• [Exercise objective] Look for the word "with" in the entries below, then copy every line that has it.

[Rows from a dataset of charts and code]
= = = = = = =
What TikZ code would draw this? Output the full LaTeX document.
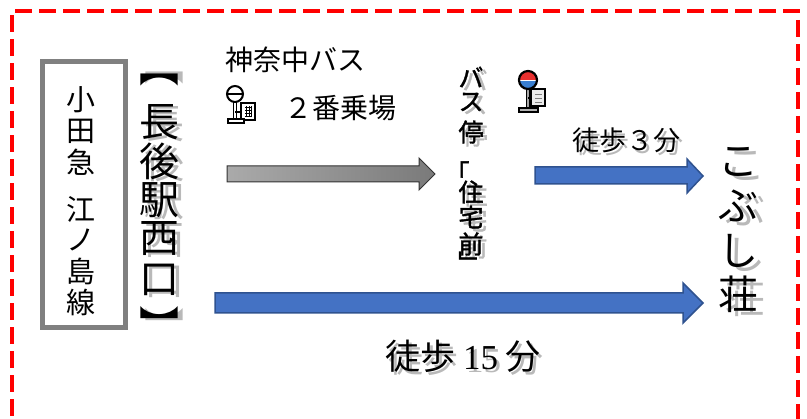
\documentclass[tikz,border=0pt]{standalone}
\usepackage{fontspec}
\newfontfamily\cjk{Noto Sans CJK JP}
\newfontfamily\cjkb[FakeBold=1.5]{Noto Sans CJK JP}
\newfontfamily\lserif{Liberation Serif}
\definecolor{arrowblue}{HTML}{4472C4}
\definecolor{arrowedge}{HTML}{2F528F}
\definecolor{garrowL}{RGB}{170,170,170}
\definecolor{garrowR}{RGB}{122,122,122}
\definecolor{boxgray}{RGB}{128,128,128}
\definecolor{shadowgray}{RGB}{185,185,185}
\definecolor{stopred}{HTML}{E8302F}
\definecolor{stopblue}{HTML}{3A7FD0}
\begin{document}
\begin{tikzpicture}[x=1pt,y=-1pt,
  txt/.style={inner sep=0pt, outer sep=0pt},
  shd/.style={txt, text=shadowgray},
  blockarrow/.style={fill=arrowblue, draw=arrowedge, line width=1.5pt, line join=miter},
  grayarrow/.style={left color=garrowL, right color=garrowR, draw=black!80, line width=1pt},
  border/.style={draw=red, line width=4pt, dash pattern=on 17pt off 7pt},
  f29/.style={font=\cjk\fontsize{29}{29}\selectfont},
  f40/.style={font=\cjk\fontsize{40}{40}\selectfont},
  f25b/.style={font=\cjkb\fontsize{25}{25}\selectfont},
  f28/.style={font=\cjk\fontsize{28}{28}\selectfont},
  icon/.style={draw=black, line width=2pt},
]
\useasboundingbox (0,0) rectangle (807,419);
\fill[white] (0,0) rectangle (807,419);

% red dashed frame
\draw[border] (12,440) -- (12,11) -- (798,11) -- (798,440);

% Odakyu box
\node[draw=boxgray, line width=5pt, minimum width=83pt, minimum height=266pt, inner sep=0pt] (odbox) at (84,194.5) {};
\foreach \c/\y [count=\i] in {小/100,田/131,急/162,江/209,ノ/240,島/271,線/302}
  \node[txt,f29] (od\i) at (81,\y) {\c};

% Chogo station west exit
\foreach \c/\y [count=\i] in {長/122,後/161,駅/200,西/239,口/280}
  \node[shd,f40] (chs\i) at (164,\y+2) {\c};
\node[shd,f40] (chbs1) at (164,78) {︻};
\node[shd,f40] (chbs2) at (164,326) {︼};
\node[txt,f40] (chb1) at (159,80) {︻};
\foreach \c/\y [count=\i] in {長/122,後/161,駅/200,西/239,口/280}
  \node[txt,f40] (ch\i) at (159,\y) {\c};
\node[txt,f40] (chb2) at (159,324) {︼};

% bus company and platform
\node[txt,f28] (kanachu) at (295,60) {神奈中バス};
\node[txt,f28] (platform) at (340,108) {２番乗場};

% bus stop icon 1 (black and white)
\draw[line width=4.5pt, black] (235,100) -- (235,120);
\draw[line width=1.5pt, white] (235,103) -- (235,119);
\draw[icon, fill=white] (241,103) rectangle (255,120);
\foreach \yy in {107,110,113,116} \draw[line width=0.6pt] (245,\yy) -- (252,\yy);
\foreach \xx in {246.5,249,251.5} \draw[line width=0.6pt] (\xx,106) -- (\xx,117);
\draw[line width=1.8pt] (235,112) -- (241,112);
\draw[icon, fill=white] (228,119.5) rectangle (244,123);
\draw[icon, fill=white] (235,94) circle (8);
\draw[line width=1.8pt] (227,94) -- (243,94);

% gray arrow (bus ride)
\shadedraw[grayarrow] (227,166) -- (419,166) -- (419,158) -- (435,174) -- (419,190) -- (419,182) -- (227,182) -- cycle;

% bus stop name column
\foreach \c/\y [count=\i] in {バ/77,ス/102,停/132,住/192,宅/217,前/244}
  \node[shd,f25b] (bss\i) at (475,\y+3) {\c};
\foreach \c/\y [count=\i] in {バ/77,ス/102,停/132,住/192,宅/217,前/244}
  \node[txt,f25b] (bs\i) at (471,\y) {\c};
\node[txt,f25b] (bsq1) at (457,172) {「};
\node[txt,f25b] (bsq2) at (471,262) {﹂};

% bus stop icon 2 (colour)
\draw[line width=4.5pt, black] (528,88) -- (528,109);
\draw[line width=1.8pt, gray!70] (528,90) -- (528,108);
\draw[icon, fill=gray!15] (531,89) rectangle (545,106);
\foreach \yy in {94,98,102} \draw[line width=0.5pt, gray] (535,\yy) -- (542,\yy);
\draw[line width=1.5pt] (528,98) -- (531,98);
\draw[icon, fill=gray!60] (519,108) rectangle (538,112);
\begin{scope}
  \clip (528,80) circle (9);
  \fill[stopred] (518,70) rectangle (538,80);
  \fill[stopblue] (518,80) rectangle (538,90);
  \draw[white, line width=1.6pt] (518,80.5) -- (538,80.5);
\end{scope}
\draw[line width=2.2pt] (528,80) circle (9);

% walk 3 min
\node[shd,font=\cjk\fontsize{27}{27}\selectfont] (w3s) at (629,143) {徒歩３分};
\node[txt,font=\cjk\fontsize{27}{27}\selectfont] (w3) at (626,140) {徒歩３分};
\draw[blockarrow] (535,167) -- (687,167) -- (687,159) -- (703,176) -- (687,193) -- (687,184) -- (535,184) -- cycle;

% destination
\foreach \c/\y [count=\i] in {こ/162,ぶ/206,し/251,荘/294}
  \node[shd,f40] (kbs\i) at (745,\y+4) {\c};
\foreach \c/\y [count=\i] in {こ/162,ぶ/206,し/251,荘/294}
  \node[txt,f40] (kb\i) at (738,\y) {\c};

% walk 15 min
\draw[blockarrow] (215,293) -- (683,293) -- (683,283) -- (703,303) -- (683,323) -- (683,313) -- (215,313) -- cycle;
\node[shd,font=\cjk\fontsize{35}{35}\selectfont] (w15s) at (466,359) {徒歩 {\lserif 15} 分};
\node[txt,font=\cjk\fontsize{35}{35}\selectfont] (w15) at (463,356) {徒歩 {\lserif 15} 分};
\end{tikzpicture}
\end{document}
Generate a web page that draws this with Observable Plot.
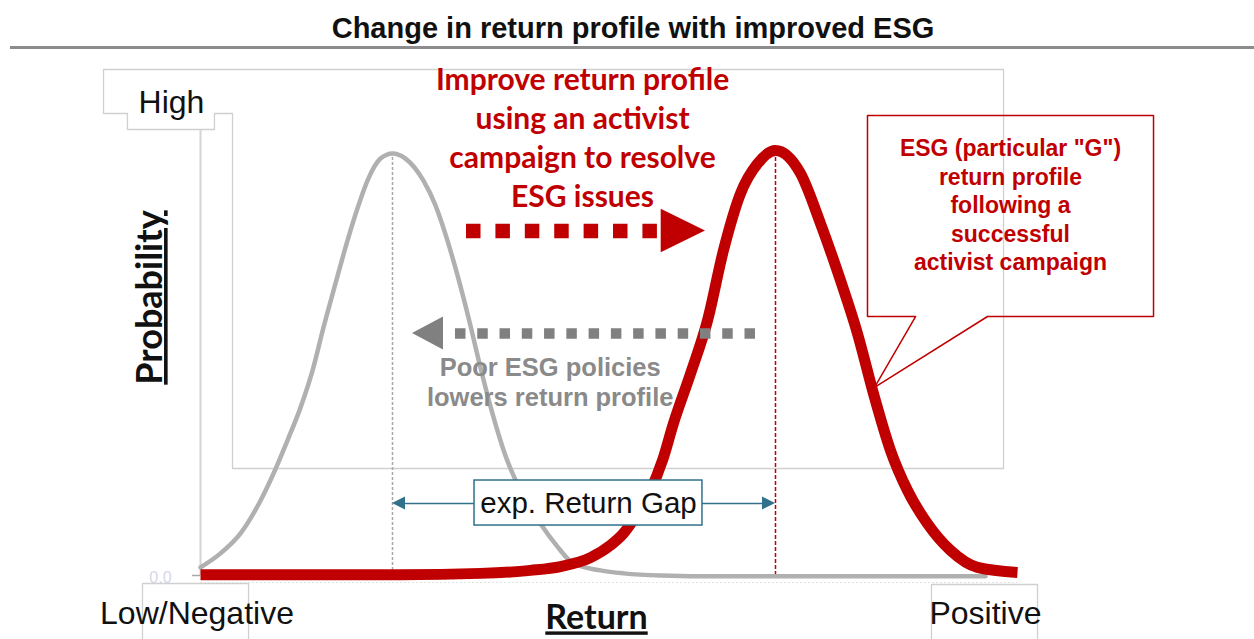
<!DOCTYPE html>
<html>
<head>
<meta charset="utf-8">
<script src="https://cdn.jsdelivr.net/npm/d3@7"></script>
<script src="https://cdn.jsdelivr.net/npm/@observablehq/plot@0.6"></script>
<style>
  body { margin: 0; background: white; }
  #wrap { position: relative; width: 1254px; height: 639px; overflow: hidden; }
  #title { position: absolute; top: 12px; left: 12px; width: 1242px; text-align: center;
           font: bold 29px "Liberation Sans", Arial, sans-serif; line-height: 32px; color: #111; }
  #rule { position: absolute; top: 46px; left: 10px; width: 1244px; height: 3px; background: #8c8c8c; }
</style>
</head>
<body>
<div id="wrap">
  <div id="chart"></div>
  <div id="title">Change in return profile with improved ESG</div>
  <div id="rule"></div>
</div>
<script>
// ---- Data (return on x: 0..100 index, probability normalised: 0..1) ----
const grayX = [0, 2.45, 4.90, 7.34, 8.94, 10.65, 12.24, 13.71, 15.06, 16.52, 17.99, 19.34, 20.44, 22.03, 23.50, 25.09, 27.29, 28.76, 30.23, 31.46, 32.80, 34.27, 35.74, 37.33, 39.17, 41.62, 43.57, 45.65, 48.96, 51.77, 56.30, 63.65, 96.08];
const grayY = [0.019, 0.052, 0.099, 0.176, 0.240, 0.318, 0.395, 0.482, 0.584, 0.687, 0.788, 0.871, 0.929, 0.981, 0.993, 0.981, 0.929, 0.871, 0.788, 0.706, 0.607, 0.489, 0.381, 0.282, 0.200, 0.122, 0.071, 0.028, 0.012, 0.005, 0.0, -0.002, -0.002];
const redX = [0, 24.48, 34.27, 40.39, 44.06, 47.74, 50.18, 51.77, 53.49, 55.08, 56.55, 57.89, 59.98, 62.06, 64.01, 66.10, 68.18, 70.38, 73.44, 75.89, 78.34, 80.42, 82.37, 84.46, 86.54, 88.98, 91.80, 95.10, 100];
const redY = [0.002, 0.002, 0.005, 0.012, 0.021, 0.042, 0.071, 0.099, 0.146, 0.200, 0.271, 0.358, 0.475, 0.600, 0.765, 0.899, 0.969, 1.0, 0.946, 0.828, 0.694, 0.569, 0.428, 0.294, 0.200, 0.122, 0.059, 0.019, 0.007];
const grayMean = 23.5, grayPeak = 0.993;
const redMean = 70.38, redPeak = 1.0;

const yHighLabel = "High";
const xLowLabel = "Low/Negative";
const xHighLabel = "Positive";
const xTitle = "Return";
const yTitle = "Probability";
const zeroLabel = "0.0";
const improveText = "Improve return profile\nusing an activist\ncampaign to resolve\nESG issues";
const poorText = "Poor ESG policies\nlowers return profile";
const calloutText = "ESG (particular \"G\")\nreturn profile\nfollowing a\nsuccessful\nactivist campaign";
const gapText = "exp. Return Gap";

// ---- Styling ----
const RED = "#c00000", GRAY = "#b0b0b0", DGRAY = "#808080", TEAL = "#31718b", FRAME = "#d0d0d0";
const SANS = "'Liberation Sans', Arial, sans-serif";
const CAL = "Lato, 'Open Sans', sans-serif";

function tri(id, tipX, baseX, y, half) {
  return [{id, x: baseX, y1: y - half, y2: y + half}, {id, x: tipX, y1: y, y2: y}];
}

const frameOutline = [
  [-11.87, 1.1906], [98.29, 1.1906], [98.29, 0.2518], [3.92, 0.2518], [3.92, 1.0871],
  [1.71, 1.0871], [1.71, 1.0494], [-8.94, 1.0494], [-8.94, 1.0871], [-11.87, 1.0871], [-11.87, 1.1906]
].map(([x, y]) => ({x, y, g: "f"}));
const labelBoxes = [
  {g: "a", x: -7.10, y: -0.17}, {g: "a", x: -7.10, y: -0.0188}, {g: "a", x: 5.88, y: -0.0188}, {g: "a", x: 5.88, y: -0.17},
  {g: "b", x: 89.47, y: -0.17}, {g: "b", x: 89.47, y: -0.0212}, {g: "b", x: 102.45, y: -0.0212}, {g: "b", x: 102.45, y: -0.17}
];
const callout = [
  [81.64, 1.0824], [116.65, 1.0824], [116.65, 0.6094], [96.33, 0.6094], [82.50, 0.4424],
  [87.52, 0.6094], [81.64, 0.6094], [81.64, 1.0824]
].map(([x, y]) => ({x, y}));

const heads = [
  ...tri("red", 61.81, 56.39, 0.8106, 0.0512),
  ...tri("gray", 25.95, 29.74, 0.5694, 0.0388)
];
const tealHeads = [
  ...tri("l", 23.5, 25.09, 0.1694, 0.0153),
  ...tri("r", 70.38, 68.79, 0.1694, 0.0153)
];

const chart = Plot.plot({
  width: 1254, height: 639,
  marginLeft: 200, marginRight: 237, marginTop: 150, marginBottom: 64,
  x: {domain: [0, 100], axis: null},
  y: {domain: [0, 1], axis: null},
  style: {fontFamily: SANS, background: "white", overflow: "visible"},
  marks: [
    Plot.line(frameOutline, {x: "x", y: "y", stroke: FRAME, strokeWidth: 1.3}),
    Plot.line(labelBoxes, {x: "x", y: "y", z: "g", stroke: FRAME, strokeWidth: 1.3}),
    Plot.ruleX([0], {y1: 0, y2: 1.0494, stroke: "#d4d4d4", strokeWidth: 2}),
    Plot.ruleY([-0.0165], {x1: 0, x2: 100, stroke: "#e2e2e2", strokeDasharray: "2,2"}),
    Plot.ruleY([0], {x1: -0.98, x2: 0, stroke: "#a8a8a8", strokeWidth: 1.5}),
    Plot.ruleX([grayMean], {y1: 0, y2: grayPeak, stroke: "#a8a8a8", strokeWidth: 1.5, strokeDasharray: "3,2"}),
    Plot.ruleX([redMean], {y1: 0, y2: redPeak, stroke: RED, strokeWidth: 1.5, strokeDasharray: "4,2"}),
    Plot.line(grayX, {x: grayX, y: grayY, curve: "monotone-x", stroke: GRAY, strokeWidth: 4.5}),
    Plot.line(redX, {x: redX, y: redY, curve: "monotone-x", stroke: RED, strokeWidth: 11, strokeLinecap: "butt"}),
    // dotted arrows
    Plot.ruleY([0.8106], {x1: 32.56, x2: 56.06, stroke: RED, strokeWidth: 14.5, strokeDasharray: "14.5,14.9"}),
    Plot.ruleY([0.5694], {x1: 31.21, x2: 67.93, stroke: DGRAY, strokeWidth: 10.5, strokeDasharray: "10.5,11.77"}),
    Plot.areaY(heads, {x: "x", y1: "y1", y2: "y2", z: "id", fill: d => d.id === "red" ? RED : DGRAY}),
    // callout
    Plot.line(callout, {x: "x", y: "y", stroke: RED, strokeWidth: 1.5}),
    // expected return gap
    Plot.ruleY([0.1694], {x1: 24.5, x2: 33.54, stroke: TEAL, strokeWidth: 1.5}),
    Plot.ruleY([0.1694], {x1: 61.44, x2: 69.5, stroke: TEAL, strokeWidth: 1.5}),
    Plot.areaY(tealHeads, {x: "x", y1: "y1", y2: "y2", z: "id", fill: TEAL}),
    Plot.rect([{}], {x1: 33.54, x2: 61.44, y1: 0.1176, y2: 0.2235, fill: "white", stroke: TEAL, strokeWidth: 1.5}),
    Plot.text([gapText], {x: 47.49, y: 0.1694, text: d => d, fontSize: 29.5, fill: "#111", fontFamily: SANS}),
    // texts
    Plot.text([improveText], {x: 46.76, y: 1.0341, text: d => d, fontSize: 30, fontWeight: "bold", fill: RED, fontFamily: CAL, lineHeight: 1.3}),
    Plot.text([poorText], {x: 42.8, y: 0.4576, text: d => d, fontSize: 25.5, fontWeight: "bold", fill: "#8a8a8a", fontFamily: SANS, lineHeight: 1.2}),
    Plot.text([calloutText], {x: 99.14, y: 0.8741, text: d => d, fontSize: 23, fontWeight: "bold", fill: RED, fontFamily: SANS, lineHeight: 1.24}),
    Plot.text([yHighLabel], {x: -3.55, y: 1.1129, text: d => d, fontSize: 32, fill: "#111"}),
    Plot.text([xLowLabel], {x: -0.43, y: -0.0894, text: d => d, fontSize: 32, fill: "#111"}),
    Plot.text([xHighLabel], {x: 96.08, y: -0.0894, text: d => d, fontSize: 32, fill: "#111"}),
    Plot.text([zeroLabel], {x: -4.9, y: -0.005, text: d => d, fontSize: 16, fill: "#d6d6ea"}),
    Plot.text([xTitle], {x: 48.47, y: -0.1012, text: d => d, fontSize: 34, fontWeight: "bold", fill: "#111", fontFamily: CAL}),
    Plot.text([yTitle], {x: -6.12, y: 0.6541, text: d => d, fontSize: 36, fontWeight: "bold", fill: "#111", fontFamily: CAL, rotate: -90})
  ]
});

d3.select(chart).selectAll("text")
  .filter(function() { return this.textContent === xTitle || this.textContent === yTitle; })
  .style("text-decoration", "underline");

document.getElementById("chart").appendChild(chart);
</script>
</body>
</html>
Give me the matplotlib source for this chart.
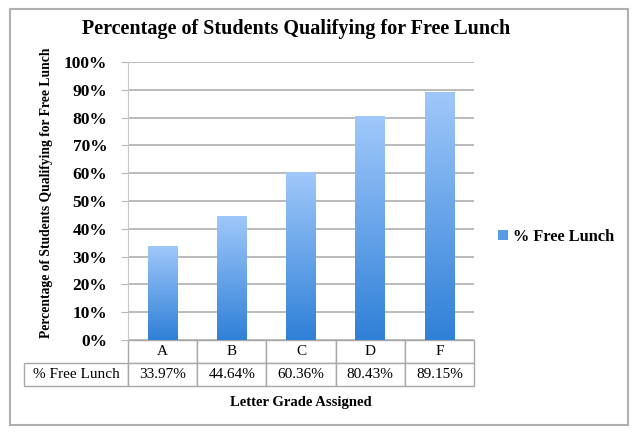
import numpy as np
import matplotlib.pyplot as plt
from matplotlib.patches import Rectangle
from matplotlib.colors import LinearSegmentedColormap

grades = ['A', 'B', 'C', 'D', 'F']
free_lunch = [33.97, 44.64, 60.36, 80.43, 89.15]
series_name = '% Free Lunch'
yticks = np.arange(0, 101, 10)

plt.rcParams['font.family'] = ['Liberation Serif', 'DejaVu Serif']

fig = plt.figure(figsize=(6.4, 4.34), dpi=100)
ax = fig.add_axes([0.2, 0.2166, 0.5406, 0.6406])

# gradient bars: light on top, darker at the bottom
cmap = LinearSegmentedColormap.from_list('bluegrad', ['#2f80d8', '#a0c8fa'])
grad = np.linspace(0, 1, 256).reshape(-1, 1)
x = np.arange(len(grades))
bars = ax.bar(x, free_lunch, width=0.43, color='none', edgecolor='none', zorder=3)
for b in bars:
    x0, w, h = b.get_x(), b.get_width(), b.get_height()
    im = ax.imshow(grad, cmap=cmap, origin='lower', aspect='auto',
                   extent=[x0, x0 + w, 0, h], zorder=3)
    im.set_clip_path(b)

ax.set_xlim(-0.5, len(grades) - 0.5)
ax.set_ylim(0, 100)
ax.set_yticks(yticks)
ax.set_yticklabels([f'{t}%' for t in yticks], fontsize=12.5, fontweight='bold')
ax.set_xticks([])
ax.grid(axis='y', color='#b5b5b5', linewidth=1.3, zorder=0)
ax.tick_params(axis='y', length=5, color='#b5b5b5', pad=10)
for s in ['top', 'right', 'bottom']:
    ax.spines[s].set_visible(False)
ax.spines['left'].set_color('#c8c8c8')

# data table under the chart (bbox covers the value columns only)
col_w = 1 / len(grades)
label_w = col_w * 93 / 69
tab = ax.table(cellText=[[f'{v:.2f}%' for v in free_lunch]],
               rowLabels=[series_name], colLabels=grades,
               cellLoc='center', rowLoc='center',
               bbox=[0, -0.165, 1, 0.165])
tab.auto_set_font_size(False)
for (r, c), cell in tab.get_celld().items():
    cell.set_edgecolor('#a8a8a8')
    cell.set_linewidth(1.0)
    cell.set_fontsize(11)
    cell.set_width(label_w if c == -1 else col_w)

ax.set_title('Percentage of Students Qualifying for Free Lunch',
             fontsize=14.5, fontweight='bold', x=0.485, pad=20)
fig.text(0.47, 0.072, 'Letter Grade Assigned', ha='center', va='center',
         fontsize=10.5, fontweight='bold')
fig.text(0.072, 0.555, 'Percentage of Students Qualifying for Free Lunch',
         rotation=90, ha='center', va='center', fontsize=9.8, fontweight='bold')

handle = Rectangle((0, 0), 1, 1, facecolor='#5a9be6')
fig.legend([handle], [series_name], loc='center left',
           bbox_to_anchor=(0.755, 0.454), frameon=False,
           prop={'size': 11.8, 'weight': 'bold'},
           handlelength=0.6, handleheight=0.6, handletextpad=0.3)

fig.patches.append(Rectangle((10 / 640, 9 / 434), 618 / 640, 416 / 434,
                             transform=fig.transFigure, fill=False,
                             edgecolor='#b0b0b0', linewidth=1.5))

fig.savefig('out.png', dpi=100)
= = = = = = =
• [Task answer]
Generate a web page that draws this with Observable Plot.
  <div id="title">Change in return profile with improved ESG</div>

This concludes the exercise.